Went with Little C-Za this weekend to see Wimbledon, which is easily the greatest tennis movie I've ever seen. Well, it's not actually that good -- the tennis footage is exciting if unrealistic, Kirsten Dunst is an annoying slut, and though I like Paul Bettany I can't forgive him for stealing the woman of my dreams -- it's just that other than a couple of television movies, I don't think I've ever seen a tennis movie. So we got this thing.

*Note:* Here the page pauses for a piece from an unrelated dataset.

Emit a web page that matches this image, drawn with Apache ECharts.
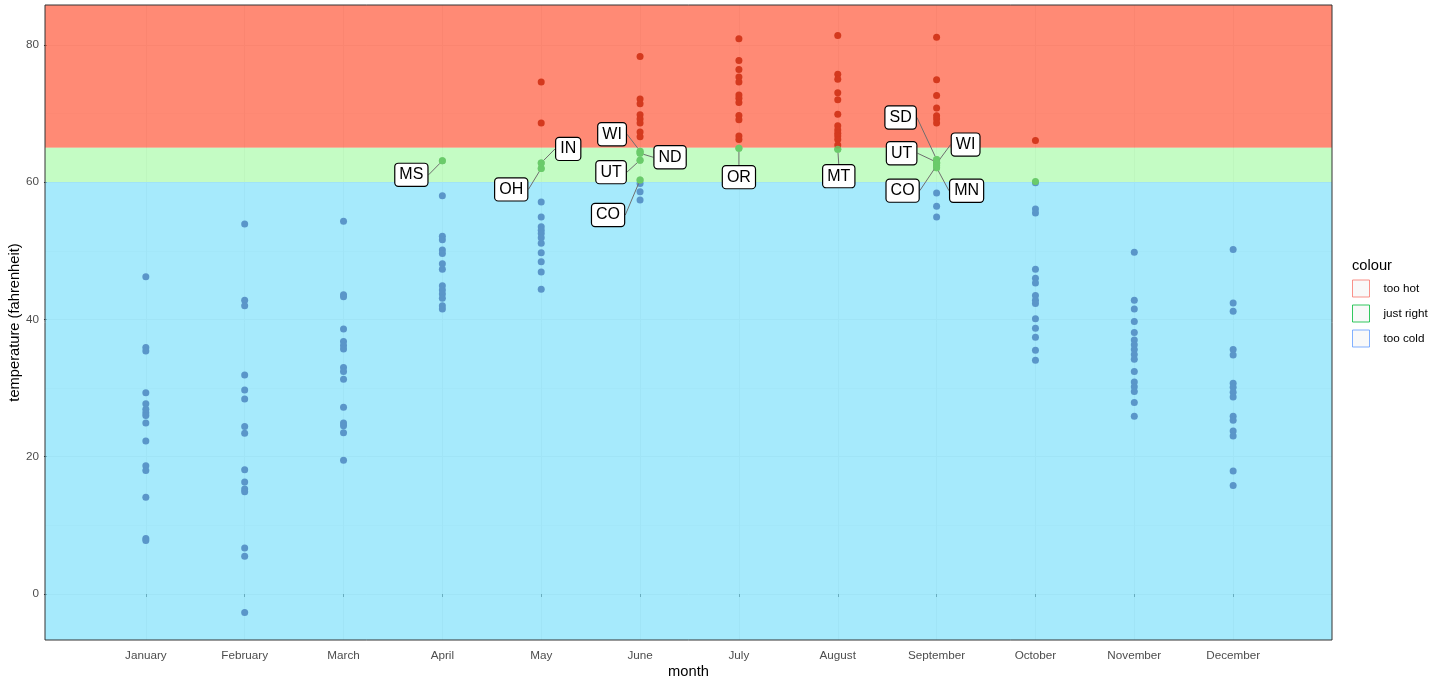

But speaking of tennis movies, did anybody ever find out just what the heck Alfred Hitchcock had against tennis players? I know it was a different era and tennis was considered much more of a Richie-Rich pastime, but it seems an odd coincidence that the both the man who wants his wife murdered in order to marry a Senator's daughter in Strangers on a Train and the man who plots the perfect murder of his wife in Dial M for Murder are both tennis pros. Maybe early in his career some tennis pro stole one of Hitch's many unattainable blonde dreamgirls?

October 02, 2004

For God's sake, will 2004 just end already?! I can't believe I have to go through another three months of this shit.